Saturday, January 10, 2026

China Objects to Meta’s $2 Billion Acquisition of Mana


Photo: Mark Zuckerberg (Collected)

Staff Report: PNN

After announcing the $2 billion acquisition of AI-based assistant platform Mana, Meta, Facebook’s parent company, has encountered regulatory complexities. However, the obstacles come not from the United States, but from Chinese regulatory authorities.

According to a Financial Times report, Chinese regulators are reviewing whether Meta’s deal with Mana violates China’s technology export control laws. The main issue is whether proper approvals or export licenses were obtained when Mana relocated its main team and operations from Beijing to Singapore.

Earlier this year, venture capital firm Benchmark invested in Mana, sparking controversy. Several U.S. politicians questioned American investment in Chinese AI companies. The U.S. Treasury also began reviewing the matter in light of new investment regulations. Subsequently, Mana gradually moved operations from China to Singapore.

Now, Chinese officials are concerned that if the Meta deal succeeds, it may encourage more Chinese AI startups to move abroad. Winston Ma, a professor at NYU School of Law and partner at Dragon Capital, said that if the acquisition is completed, it could open new opportunities for young Chinese AI entrepreneurs.

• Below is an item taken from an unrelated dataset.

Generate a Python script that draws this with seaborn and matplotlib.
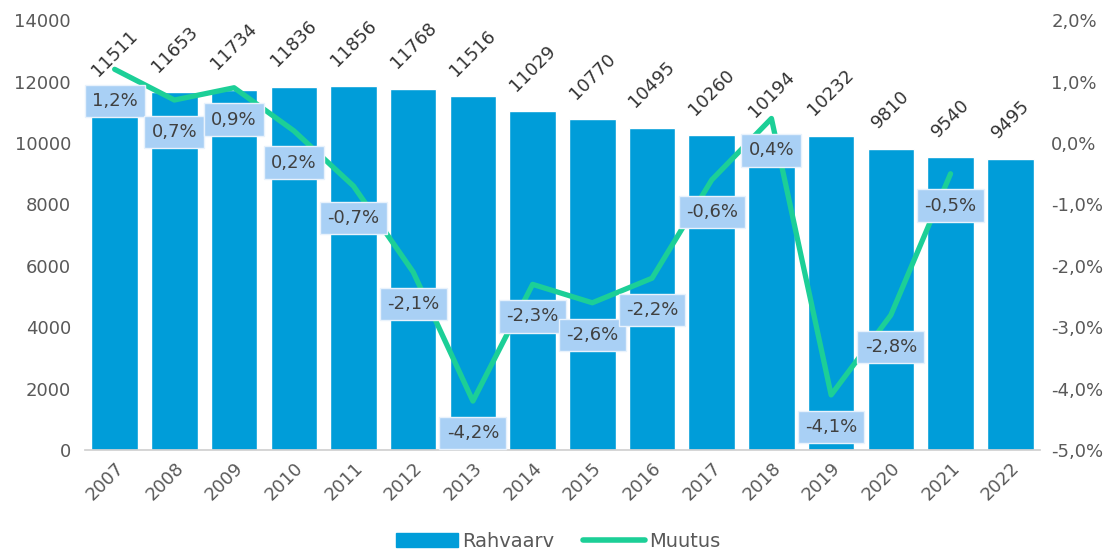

China has a precedent of enforcing technology export laws. During former U.S. President Donald Trump’s administration, attempts were made to ban TikTok using a similar strategy. A Chinese professor warned on WeChat that transferring sensitive technology abroad without approval could result in criminal liability for Mana’s founders.

Meanwhile, some U.S. analysts see the deal as a success of Washington’s investment restrictions. They believe it demonstrates that Chinese AI talent is gradually shifting toward the U.S. technology environment.

Under these circumstances, it is still uncertain whether Meta can integrate Mana’s AI agent technology into its various products. Analysts suggest that what seemed like a straightforward $2 billion deal is, in reality, much more complex.